WHAT YOU NEED TO DO —
Print the listing from its top line through the line containing "const categories = ['CT', 'DX', 'n-3', 'DX", nothing more, and leave out the pictures.

MATERIAL PROVIDED —
>>>

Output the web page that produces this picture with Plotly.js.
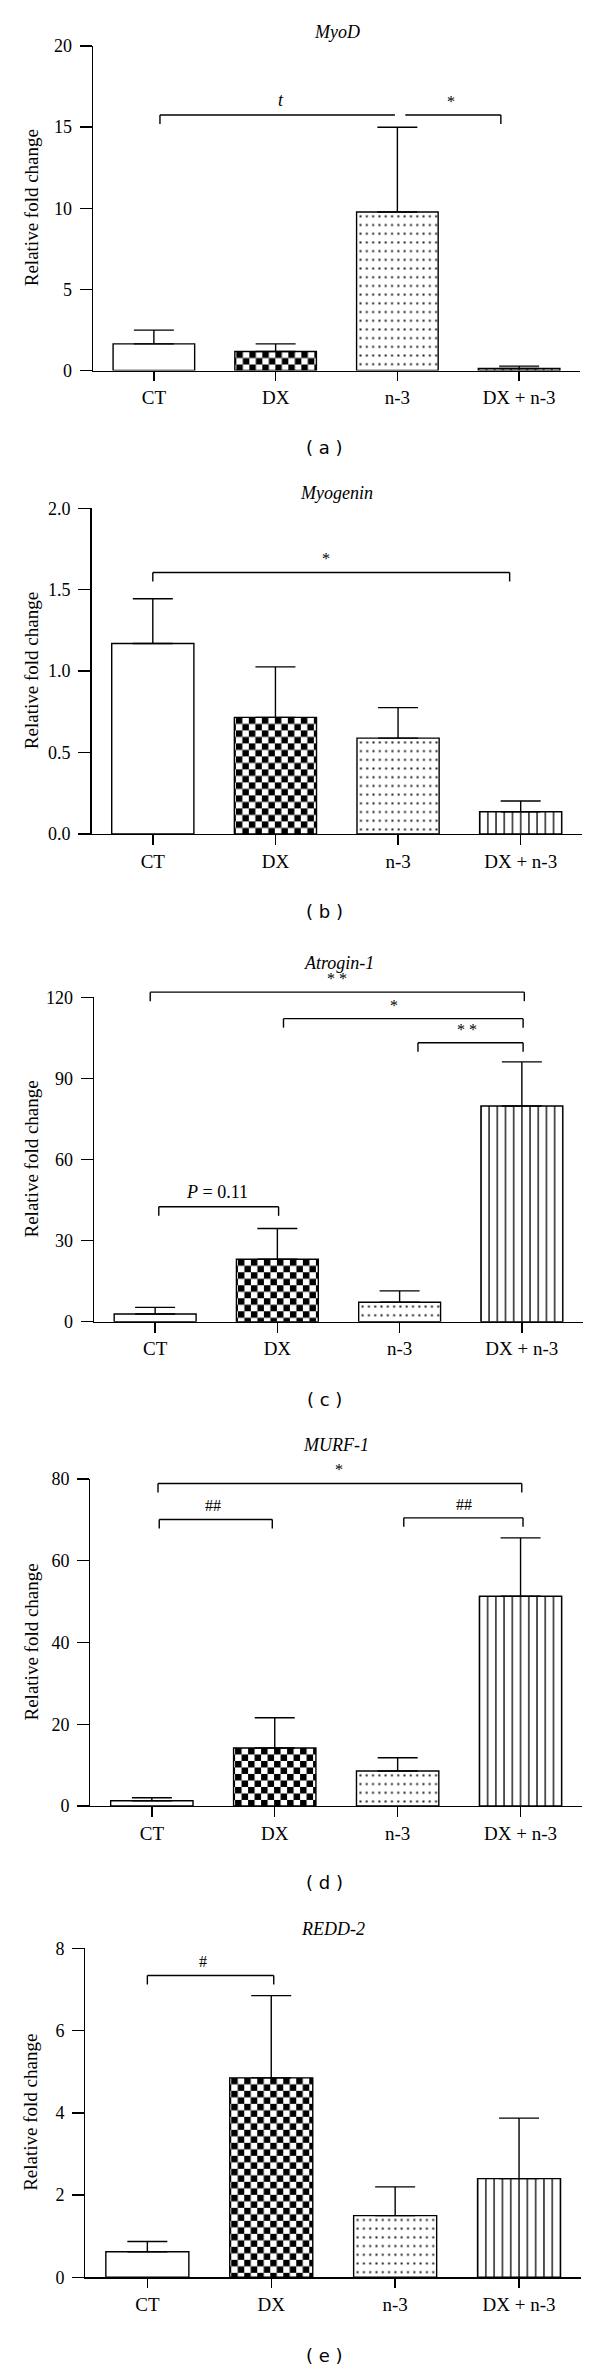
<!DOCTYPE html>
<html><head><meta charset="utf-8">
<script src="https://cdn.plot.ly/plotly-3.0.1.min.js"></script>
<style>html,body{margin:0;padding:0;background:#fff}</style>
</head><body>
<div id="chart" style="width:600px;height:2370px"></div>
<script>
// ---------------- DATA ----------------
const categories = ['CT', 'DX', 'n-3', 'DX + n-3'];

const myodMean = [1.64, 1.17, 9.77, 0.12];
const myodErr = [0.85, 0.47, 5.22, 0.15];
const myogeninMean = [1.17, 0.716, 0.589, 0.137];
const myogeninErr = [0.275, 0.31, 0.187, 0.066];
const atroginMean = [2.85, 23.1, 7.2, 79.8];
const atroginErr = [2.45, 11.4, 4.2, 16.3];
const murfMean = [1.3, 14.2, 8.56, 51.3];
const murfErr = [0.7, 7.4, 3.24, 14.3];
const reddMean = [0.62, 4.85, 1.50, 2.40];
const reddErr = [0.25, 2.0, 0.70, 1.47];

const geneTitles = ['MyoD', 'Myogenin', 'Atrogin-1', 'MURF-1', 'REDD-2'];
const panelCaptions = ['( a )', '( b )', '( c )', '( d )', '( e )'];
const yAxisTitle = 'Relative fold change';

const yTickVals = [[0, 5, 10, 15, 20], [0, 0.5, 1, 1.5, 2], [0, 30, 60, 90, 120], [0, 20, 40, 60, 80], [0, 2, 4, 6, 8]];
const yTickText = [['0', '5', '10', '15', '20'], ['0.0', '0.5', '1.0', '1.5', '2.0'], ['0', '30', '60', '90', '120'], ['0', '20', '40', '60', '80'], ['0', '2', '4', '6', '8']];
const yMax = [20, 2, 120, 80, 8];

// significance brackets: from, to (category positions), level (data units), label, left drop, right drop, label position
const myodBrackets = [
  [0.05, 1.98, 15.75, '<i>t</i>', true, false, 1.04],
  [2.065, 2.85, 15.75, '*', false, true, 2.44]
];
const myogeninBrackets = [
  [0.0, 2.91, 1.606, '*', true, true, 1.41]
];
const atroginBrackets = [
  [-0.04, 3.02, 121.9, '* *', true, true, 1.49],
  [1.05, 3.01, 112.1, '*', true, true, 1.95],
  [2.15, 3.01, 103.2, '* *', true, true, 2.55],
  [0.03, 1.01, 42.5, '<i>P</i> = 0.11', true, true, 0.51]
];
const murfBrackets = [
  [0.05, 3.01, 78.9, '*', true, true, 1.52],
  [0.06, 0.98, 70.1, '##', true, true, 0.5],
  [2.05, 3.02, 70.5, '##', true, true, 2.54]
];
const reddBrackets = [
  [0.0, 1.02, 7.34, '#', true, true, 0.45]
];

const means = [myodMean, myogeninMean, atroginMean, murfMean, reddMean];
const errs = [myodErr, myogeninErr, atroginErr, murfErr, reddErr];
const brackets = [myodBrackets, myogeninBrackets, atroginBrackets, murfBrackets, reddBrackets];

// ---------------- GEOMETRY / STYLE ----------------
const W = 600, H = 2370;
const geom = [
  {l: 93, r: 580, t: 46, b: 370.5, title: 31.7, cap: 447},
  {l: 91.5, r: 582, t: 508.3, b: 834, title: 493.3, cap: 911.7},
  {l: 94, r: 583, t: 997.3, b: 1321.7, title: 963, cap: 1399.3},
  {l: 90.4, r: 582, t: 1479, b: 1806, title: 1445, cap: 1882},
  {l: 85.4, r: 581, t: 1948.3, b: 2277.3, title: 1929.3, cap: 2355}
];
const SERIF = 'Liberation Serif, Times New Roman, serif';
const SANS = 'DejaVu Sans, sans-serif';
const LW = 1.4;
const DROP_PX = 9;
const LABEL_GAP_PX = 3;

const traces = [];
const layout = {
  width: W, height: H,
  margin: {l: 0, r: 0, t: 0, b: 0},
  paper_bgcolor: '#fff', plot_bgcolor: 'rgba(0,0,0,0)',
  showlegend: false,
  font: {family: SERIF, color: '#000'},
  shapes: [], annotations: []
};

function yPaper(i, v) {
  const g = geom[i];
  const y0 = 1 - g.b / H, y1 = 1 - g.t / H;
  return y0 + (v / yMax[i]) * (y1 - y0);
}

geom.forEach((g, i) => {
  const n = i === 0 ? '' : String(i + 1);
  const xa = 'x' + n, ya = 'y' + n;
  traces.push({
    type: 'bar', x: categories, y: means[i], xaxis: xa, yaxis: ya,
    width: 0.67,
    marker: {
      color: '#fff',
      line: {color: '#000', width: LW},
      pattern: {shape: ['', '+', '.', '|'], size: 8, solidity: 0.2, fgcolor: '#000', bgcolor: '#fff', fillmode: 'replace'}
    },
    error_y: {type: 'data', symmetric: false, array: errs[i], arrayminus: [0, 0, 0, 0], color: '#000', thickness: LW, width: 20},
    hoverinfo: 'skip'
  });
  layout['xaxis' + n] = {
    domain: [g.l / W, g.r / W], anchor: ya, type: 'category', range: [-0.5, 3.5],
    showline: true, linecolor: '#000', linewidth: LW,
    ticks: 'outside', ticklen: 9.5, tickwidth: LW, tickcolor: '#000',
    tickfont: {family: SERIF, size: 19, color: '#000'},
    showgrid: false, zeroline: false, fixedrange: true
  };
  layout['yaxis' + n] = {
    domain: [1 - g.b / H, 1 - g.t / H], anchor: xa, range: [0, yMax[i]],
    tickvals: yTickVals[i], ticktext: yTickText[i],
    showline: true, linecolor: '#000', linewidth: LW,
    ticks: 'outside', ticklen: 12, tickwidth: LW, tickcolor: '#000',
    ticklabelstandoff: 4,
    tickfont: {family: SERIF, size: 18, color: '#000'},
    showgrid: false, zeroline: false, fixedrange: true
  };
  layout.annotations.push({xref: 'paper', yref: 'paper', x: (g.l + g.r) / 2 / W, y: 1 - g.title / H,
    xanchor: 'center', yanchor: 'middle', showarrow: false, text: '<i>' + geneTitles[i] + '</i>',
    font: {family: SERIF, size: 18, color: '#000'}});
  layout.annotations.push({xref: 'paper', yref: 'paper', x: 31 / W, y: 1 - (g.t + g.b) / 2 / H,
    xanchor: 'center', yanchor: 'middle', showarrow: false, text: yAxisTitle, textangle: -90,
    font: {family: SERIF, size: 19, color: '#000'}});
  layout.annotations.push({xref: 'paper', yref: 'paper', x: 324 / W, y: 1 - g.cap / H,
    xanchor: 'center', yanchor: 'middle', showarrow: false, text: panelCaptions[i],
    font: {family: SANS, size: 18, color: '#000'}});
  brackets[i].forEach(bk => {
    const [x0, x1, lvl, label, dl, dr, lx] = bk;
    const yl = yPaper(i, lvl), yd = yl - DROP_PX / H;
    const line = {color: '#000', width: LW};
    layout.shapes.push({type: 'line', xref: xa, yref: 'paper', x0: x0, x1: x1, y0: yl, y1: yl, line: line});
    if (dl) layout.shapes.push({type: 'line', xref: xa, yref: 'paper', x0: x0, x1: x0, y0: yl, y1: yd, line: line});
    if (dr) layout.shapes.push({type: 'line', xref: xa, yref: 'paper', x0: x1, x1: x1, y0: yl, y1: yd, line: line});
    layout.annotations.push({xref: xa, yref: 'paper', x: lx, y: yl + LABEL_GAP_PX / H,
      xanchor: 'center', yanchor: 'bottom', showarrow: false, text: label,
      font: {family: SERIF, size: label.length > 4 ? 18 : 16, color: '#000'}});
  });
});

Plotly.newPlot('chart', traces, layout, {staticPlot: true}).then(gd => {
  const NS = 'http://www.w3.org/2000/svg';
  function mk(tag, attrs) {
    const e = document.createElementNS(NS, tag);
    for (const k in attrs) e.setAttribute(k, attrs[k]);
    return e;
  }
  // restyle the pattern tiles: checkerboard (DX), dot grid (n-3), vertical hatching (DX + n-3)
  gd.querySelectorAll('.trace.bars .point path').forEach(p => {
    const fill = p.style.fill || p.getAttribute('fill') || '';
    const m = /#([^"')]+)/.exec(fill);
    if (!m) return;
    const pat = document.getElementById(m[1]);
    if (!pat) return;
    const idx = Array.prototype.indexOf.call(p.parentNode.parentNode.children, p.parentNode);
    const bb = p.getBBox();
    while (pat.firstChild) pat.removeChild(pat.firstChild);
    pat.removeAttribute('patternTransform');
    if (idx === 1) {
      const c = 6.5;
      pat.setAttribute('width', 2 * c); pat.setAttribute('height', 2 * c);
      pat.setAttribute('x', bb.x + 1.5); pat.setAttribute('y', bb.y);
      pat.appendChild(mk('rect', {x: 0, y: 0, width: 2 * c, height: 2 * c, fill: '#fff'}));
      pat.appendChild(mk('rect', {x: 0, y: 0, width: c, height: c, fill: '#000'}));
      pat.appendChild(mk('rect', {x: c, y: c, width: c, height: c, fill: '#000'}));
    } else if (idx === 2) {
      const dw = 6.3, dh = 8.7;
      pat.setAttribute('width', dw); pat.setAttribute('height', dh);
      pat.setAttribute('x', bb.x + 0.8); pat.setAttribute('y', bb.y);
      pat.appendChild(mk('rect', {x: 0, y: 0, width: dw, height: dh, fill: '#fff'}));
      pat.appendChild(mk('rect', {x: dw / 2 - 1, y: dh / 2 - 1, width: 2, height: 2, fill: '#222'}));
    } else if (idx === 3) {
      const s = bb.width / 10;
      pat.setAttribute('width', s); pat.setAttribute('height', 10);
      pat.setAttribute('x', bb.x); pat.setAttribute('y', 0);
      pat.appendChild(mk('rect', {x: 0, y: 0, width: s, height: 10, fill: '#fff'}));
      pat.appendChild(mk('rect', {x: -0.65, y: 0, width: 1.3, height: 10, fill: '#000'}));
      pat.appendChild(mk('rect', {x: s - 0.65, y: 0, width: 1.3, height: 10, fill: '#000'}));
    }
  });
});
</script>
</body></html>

<<<

EXERCISE SOLUTION —
Output the web page that produces this picture with Plotly.js.
<!DOCTYPE html>
<html><head><meta charset="utf-8">
<script src="https://cdn.plot.ly/plotly-3.0.1.min.js"></script>
<style>html,body{margin:0;padding:0;background:#fff}</style>
</head><body>
<div id="chart" style="width:600px;height:2370px"></div>
<script>
// ---------------- DATA ----------------
const categories = ['CT', 'DX', 'n-3', 'DX + n-3'];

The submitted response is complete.